The FCC ruling stated that “as long as states have a policy against collecting universal service assessments with respect to interconnected VoIP revenue that an interconnected VoIP provider has properly allocated to another state under that state’s rules, we do not preempt,” said Brad Ramsey, general counsel of the National Association of Regulatory Utility Commissioners. For states that can claim such a policy, the order at least opens the door for them to seek assessments retroactive to the June 2006 FCC order that constructively severed intra- and interstate traffic, he said. It would be an opportunity, with reasonable odds, for states like Kansas, he said. Service providers had said the Vonage order sets a jurisdictional precedent that should be adhered to by state commissions.
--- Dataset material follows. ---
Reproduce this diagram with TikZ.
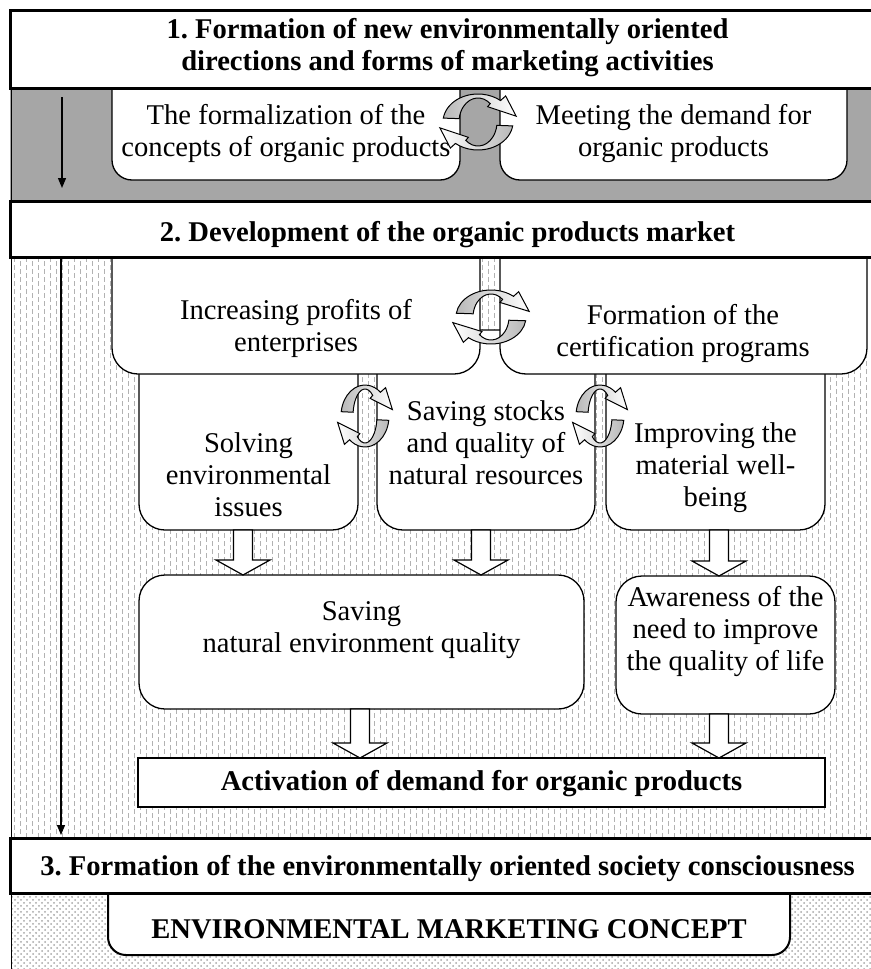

In Vonage, the FCC said that Minnesota regulators couldn’t require that VoIP provider or other “IP-enabled services having the same capabilities” to pay state USF contributions.

The FCC’s declaratory ruling answered the bigger question of whether in prior rulings it had preempted the states, and “we know it has not,” said Ward Loyd, commissioner with the Kansas Corporation Commission (KCC). “Now we can go about our daily work without question that all that play must pay.” KCC is mindful that “the FCC decision had a narrow scope; however, there is no question that the FCC has never preempted the states on this issue, or that the commission has properly been assessing interconnected VoIP service providers since early 2009,” he said. The commission is gratified that the FCC recognized the merits of the petition for relief filed jointly by the KCC and the Nebraska Public Service Commission, Loyd said.

While the FCC said Friday’s order doesn’t address the question of retroactivity, retroactivity is potentially OK, Maine’s Jortner said. There never was a federal conflict, he said. “Unless there’s a specific reason for preemption, you have to presume there’s no preemption.” Providers seeking to fend off retroactive state USF assessments can continue to rely on the broad preemptive language contained in the Vonage order and a ruling by a federal appeals court, said Heitmann. The FCC ruling essentially overturns a 2009 8th U.S. Circuit Court of Appeals decision finding that the FCC had preempted the states’ ability to impose such contribution requirements, he said. While states can attempt to enforce the new order retroactively, they might not want to fight that fight, said Richards.